The Rest of the Week In Review
• Wow, that really was the worst baseball post-season I've ever seen. And, since I only pay even mild attention to baseball in the post-season, the worst baseball season ever, to boot.
• We are just 67 days from the caucuses in Iowa. I'll be devoting time to a lot more Presidential blogging in the coming weeks.
• Jim Webb allows himself to tell the truth about the neocon enablers pushing Cheney/Bush's imperialist vision in Iran. Meanwhile, we're supposed to be comforted by the fact that Bush's body language means that an attack is unlikely. Yeah, David Brooks, keep navel-gazing while the bombs fly.
• Digby takes a look at the Republican hissy fit, the point of which is to control the debate and force the Democrats into a kind of learned helplessness. The antidote is not to throw your own hissy fits, as much as some actions would deserve it, but to refuse to accept the premise. Someday some politician will learn this.
• While California burned, Brent Wilkes took the stand in his own trial in San Diego on Friday. He claimed that he never bribed Duke Cunningham, which would come as news to the spate of federal prosecutors who convicted Duke Cunningham. His excuse on the hookers who accompanied him and Cunningham on a trip to Hawaii was "I never had sex with them." Well, that's something.
• If this hilarious post is any indication, I've got to read John Cole more. Cole exposes the lunacy of the insaneosphere's Zapruder-film-like focus on minutiae when it comes to stories about Iraq, eager to accuse the media of hating America. If you're interested in an example of an issue this is satirizing, read Greg Sargent on the latest on the Scott Thomas Beauchamp embarrassment.
• It's really shameful for Democrats to punish a class of people who have known no home but the United States, who are hardworking and want to contribute to this society, simply because they're afraid of a bunch of election-year ads morphing their faces into Pancho Villa. The DREAM Act is no-brainer legislation. Failure to act is a disgrace.
• One thing on which both parties are comparatively similar: the inability to understand the BCC function:
This summer the House Judiciary Committee launched an effort to collect tips from would-be whistleblowers in the Justice Department. The U.S. attorney firings scandal had shown that much was amiss in the Department, and with the danger of retaliation very real, the committee had set up a form on the committee's website for people to blow the whistle privately about abuses there. Although the panel said it would not accept anonymous tips, it assured those who came forward that their identity would be held in the "strictest confidence."
But in an email sent out today, the committee inadvertently sent the email addresses of all the would-be whistleblowers to everyone who had written in to the tipline. The committee email was sent to tipsters who had used the website form, including presumably whistleblowers themselves, and all of the recipients of the email were accidentally included in the "to:" field -- instead of concealing those addresses with a so-called blind carbon copy or "bcc:".
Dick Cheney got all these email addresses, by the way.
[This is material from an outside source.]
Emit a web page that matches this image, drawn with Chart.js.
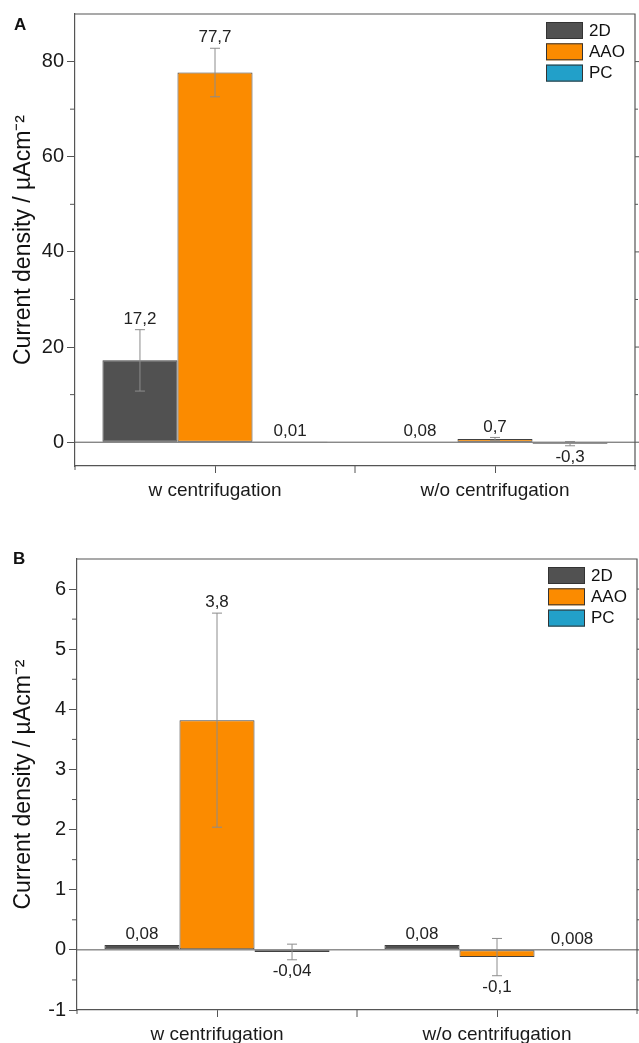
<!DOCTYPE html>
<html>
<head>
<meta charset="utf-8">
<script src="https://cdn.jsdelivr.net/npm/chart.js@4.4.1/dist/chart.umd.min.js"></script>
<style>
  body { margin: 0; background: #fff; width: 639px; height: 1043px; overflow: hidden; position: relative;
         font-family: 'Liberation Sans', Arial, sans-serif; }
  .panel { position: absolute; left: 0; width: 639px; }
  .letter { position: absolute; font-weight: bold; font-size: 17px; line-height: 17px; color: #111; }
</style>
</head>
<body>
<div class="panel" style="top:0;height:520px"><canvas id="chartA"></canvas></div>
<div class="panel" style="top:520px;height:523px"><canvas id="chartB"></canvas></div>
<div class="letter" style="left:14px;top:16px">A</div>
<div class="letter" style="left:13px;top:550px">B</div>
<script>
var categories  = ['w centrifugation', 'w/o centrifugation'];
var seriesNames = ['2D', 'AAO', 'PC'];

// panel A, current density in µA/cm2
var a2D  = [17.2, 0.08];
var aAAO = [77.7, 0.7];
var aPC  = [0.01, -0.3];
var a2DErr  = [6.45, 0];
var aAAOErr = [5.1, 0.3];
var aPCErr  = [0, 0.45];
var a2DText  = ['17,2', '0,08'];
var aAAOText = ['77,7', '0,7'];
var aPCText  = ['0,01', '-0,3'];
var aTicks      = [0, 20, 40, 60, 80];
var aMinorTicks = [10, 30, 50, 70];

// panel B
var b2D  = [0.08, 0.08];
var bAAO = [3.82, -0.12];
var bPC  = [-0.035, 0.008];
var b2DErr  = [0, 0];
var bAAOErr = [1.78, 0.31];
var bPCErr  = [0.13, 0];
var b2DText  = ['0,08', '0,08'];
var bAAOText = ['3,8', '-0,1'];
var bPCText  = ['-0,04', '0,008'];
var bTicks      = [-1, 0, 1, 2, 3, 4, 5, 6];
var bMinorTicks = [-0.5, 0.5, 1.5, 2.5, 3.5, 4.5, 5.5];

var fills   = ['#515151', '#fb8b00', '#22a0c9'];
var axisCol = '#555';
var family  = "'Liberation Sans', Arial, sans-serif";

// frame, zero line, extra ticks, error bars, value labels and legend
var decorPlugin = {
  id: 'decor',
  afterDatasetsDraw: function(chart, args, opts) {
    var ctx = chart.ctx, area = chart.chartArea;
    var xs = chart.scales.x, ys = chart.scales.y;
    ctx.save();
    ctx.strokeStyle = axisCol;
    ctx.lineWidth = 1.2;
    ctx.beginPath();
    ctx.moveTo(area.left, area.top);
    ctx.lineTo(area.right, area.top);
    ctx.lineTo(area.right, area.bottom);
    ctx.stroke();

    ctx.lineWidth = 1;
    var y0 = ys.getPixelForValue(0);
    ctx.beginPath();
    ctx.moveTo(area.left, y0);
    ctx.lineTo(area.right, y0);
    ctx.stroke();

    ctx.beginPath();
    opts.ticks.forEach(function(v) {
      var p = ys.getPixelForValue(v);
      ctx.moveTo(area.right, p); ctx.lineTo(area.right + 4, p);
    });
    opts.minorTicks.forEach(function(v) {
      var p = ys.getPixelForValue(v);
      ctx.moveTo(area.left - 5, p); ctx.lineTo(area.left, p);
      ctx.moveTo(area.right, p); ctx.lineTo(area.right + 3, p);
    });
    var mid = (xs.getPixelForValue(0) + xs.getPixelForValue(1)) / 2;
    ctx.moveTo(mid, area.bottom); ctx.lineTo(mid, area.bottom + 7);
    ctx.moveTo(area.left, area.bottom); ctx.lineTo(area.left, area.bottom + 4);
    ctx.moveTo(area.right, area.bottom); ctx.lineTo(area.right, area.bottom + 4);
    ctx.stroke();

    ctx.font = '17px ' + family;
    ctx.textAlign = 'center';
    chart.data.datasets.forEach(function(ds, i) {
      var meta = chart.getDatasetMeta(i);
      meta.data.forEach(function(bar, j) {
        var v = ds.data[j], err = ds.errors[j];
        var top = ys.getPixelForValue(v + err), bottom = ys.getPixelForValue(v - err);
        if (err > 0) {
          ctx.strokeStyle = '#8c8c8c';
          ctx.beginPath();
          ctx.moveTo(bar.x, top); ctx.lineTo(bar.x, bottom);
          ctx.moveTo(bar.x - 5, top); ctx.lineTo(bar.x + 5, top);
          ctx.moveTo(bar.x - 5, bottom); ctx.lineTo(bar.x + 5, bottom);
          ctx.stroke();
        }
        ctx.fillStyle = '#222';
        if (v >= 0) {
          ctx.textBaseline = 'bottom';
          ctx.fillText(ds.valueText[j], bar.x, Math.min(top, ys.getPixelForValue(v)) - 2);
        } else {
          ctx.textBaseline = 'top';
          ctx.fillText(ds.valueText[j], bar.x, Math.max(bottom, ys.getPixelForValue(v)) + 3);
        }
      });
    });

    // legend in the upper right corner
    ctx.font = '17px ' + family;
    ctx.textAlign = 'left';
    ctx.textBaseline = 'middle';
    chart.data.datasets.forEach(function(ds, i) {
      var bx = area.right - 89, by = area.top + 8 + i * 21.3;
      ctx.fillStyle = ds.backgroundColor;
      ctx.fillRect(bx, by, 37, 17);
      ctx.strokeStyle = '#333';
      ctx.strokeRect(bx + 0.5, by + 0.5, 36, 16);
      ctx.fillStyle = '#111';
      ctx.fillText(ds.label, bx + 43, by + 9);
    });
    ctx.restore();
  }
};

function buildChart(id, series, errors, texts, ticks, minorTicks, yMin, yMax, box) {
  var datasets = series.map(function(values, i) {
    return {
      label: seriesNames[i],
      data: values,
      errors: errors[i],
      valueText: texts[i],
      backgroundColor: fills[i],
      borderColor: '#404040',
      borderWidth: 1,
      borderSkipped: false
    };
  });

  return new Chart(document.getElementById(id).getContext('2d'), {
    type: 'bar',
    data: { labels: categories, datasets: datasets },
    plugins: [decorPlugin],
    options: {
      responsive: true,
      maintainAspectRatio: false,
      animation: false,
      layout: { padding: { top: box.top, right: box.right, left: 0, bottom: 0 } },
      datasets: { bar: { barPercentage: 1, categoryPercentage: 0.804 } },
      plugins: {
        legend: { display: false },
        tooltip: { enabled: false },
        decor: { ticks: ticks, minorTicks: minorTicks }
      },
      scales: {
        x: {
          grid: { drawOnChartArea: false, offset: false, tickLength: 7, color: axisCol },
          border: { color: axisCol, width: 1.2 },
          ticks: { font: { family: family, size: 19 }, color: '#1a1a1a', padding: 6 },
          afterFit: function(s) { s.height = box.xHeight; s.paddingLeft = 0; s.paddingRight = 0; }
        },
        y: {
          min: yMin,
          max: yMax,
          afterBuildTicks: function(s) { s.ticks = ticks.map(function(v) { return { value: v }; }); },
          grid: { drawOnChartArea: false, tickLength: 8, color: axisCol },
          border: { color: axisCol, width: 1.2 },
          ticks: {
            font: { family: family, size: 20 }, color: '#1a1a1a', padding: 3,
            callback: function(v) { return String(v); }
          },
          title: {
            display: true,
            text: 'Current density / µAcm⁻²',
            font: { family: family, size: 23 },
            color: '#111',
            padding: { top: 10, bottom: 0 }
          },
          afterFit: function(s) { s.width = box.left; s.paddingTop = 0; s.paddingBottom = 0; }
        }
      }
    }
  });
}

buildChart('chartA', [a2D, aAAO, aPC], [a2DErr, aAAOErr, aPCErr], [a2DText, aAAOText, aPCText],
  aTicks, aMinorTicks, -5, 90, { left: 75, top: 14, right: 4, xHeight: 54 });
buildChart('chartB', [b2D, bAAO, bPC], [b2DErr, bAAOErr, bPCErr], [b2DText, bAAOText, bPCText],
  bTicks, bMinorTicks, -1, 6.5, { left: 77, top: 39, right: 2, xHeight: 33 });
</script>
</body>
</html>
That shouldn't be anything to worry about.
• I wonder if we'll continue to see righties using Nicolas Sarkozy as a model of conservative governance after they see that he's backed a corporate carbon tax. Calling Sarkozy a "Republican" in the American sense of the word is ludicrous. There's simply no comparison.
• This article by Courtney Martin about Tom Friedman's frankly dumb article about the younger generation's failure to get in the streets to fix his generation's Baby Boomer messes is a good read.
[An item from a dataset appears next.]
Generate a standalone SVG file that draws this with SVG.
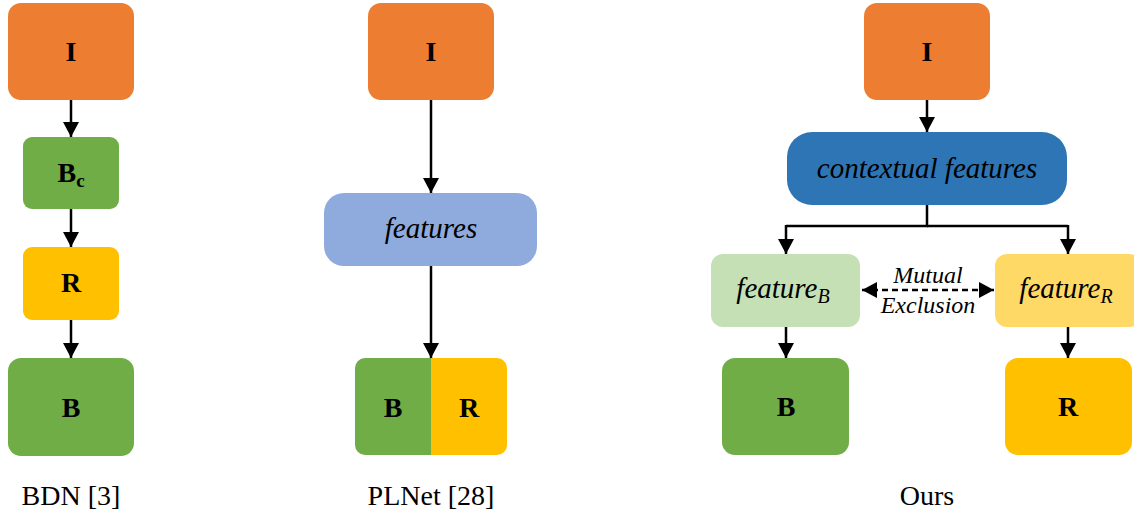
<svg xmlns="http://www.w3.org/2000/svg" width="1134" height="515" viewBox="0 0 1134 515">
<defs>
<marker id="ah" viewBox="0 0 15 16" refX="15" refY="8" markerWidth="15" markerHeight="16" markerUnits="userSpaceOnUse" orient="auto-start-reverse">
<path d="M0,0 L15,8 L0,16 z" fill="#000"/>
</marker>
<style>
text{font-family:'Liberation Serif',serif;fill:#000;text-anchor:middle}
.lbl{font-weight:bold;font-size:28px}
.it{font-style:italic;font-size:29px}
.cap{font-size:28px}
.me{font-style:italic;font-size:24px}
.c{stroke:#000;stroke-width:2.5;fill:none;marker-end:url(#ah)}
.orange{fill:#ED7D31}.green{fill:#70AD47}.yellow{fill:#FFC000}
</style>
</defs>
<rect width="1134" height="515" fill="#fff"/>
<g id="connectors">
<line class="c" x1="71" y1="100" x2="71" y2="137"/>
<line class="c" x1="71" y1="209" x2="71" y2="247"/>
<line class="c" x1="71" y1="320" x2="71" y2="358"/>
<line class="c" x1="431" y1="100" x2="431" y2="193"/>
<line class="c" x1="431" y1="266" x2="431" y2="358"/>
<line class="c" x1="927" y1="100" x2="927" y2="132"/>
<polyline points="927,205 927,226 786,226" fill="none" stroke="#000" stroke-width="2.5"/>
<polyline points="927,226 1068,226" fill="none" stroke="#000" stroke-width="2.5"/>
<line class="c" x1="786" y1="225" x2="786" y2="254"/>
<line class="c" x1="1068" y1="225" x2="1068" y2="254"/>
<line class="c" x1="786" y1="327" x2="786" y2="358"/>
<line class="c" x1="1068" y1="327" x2="1068" y2="358"/>
<line x1="862" y1="290" x2="994" y2="290" stroke="#000" stroke-width="2.5" stroke-dasharray="6,4" fill="none" marker-start="url(#ah)" marker-end="url(#ah)"/>
</g>
<g id="bdn-I"><rect class="orange" x="8" y="3" width="126" height="97" rx="13"/><text class="lbl" x="71" y="61">I</text></g>
<g id="bdn-Bc"><rect class="green" x="23" y="137" width="96" height="72" rx="9"/><text class="lbl" x="71" y="182">B<tspan font-size="19" dy="5">c</tspan></text></g>
<g id="bdn-R"><rect class="yellow" x="23" y="247" width="96" height="73" rx="9"/><text class="lbl" x="71" y="292">R</text></g>
<g id="bdn-B"><rect class="green" x="8" y="358" width="126" height="98" rx="13"/><text class="lbl" x="71" y="417">B</text></g>
<g id="bdn-caption"><text class="cap" x="71" y="505">BDN [3]</text></g>
<g id="pl-I"><rect class="orange" x="368" y="3" width="126" height="97" rx="13"/><text class="lbl" x="431" y="61">I</text></g>
<g id="pl-features"><rect x="324" y="193" width="213" height="73" rx="20" fill="#8FAADC"/><text class="it" x="431" y="238">features</text></g>
<g id="pl-BR">
<path class="green" d="M431,358 H365 a10,10 0 0 0 -10,10 V445 a10,10 0 0 0 10,10 H431 z"/>
<path class="yellow" d="M431,358 H497 a10,10 0 0 1 10,10 V445 a10,10 0 0 1 -10,10 H431 z"/>
<text class="lbl" x="393" y="417">B</text><text class="lbl" x="469" y="417">R</text>
</g>
<g id="pl-caption"><text class="cap" x="431" y="505">PLNet [28]</text></g>
<g id="ours-I"><rect class="orange" x="864" y="3" width="126" height="97" rx="13"/><text class="lbl" x="927" y="61">I</text></g>
<g id="ours-ctx"><rect x="787" y="132" width="280" height="73" rx="25" fill="#2E75B6"/><text class="it" x="927" y="178">contextual features</text></g>
<g id="ours-fB"><rect x="711" y="254" width="149" height="73" rx="12" fill="#C5E0B4"/><text class="it" x="783" y="298" font-size="30">feature<tspan font-size="20" dy="5">B</tspan></text></g>
<g id="ours-fR"><rect x="995" y="254" width="146" height="73" rx="12" fill="#FFD966"/><text class="it" x="1066" y="298" font-size="30">feature<tspan font-size="20" dy="5">R</tspan></text></g>
<g id="ours-me"><text class="me" x="928" y="283">Mutual</text><text class="me" x="928" y="313">Exclusion</text></g>
<g id="ours-B"><rect class="green" x="722" y="358" width="127" height="97" rx="13"/><text class="lbl" x="786" y="416">B</text></g>
<g id="ours-R"><rect class="yellow" x="1005" y="358" width="127" height="97" rx="13"/><text class="lbl" x="1068" y="416">R</text></g>
<g id="ours-caption"><text class="cap" x="927" y="505">Ours</text></g>
</svg>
• Prisoners fighting wildfires for a buck an hour. What a country.
• Finally, The Darjeeling Limited, which I saw last night, is growing on me. My initial thoughts were that it was insubstantial and a little precious, like a watching a doll house. The more I ponder it, while it lacks the laugh-out-loud moments of prior Wes Anderson films, the more I liked it. These are broken people who use their own small processes to fill their incomplete lives, and in the end they are still searching despite the appearance of resolution. This is an outgrowth of an age of narcissism.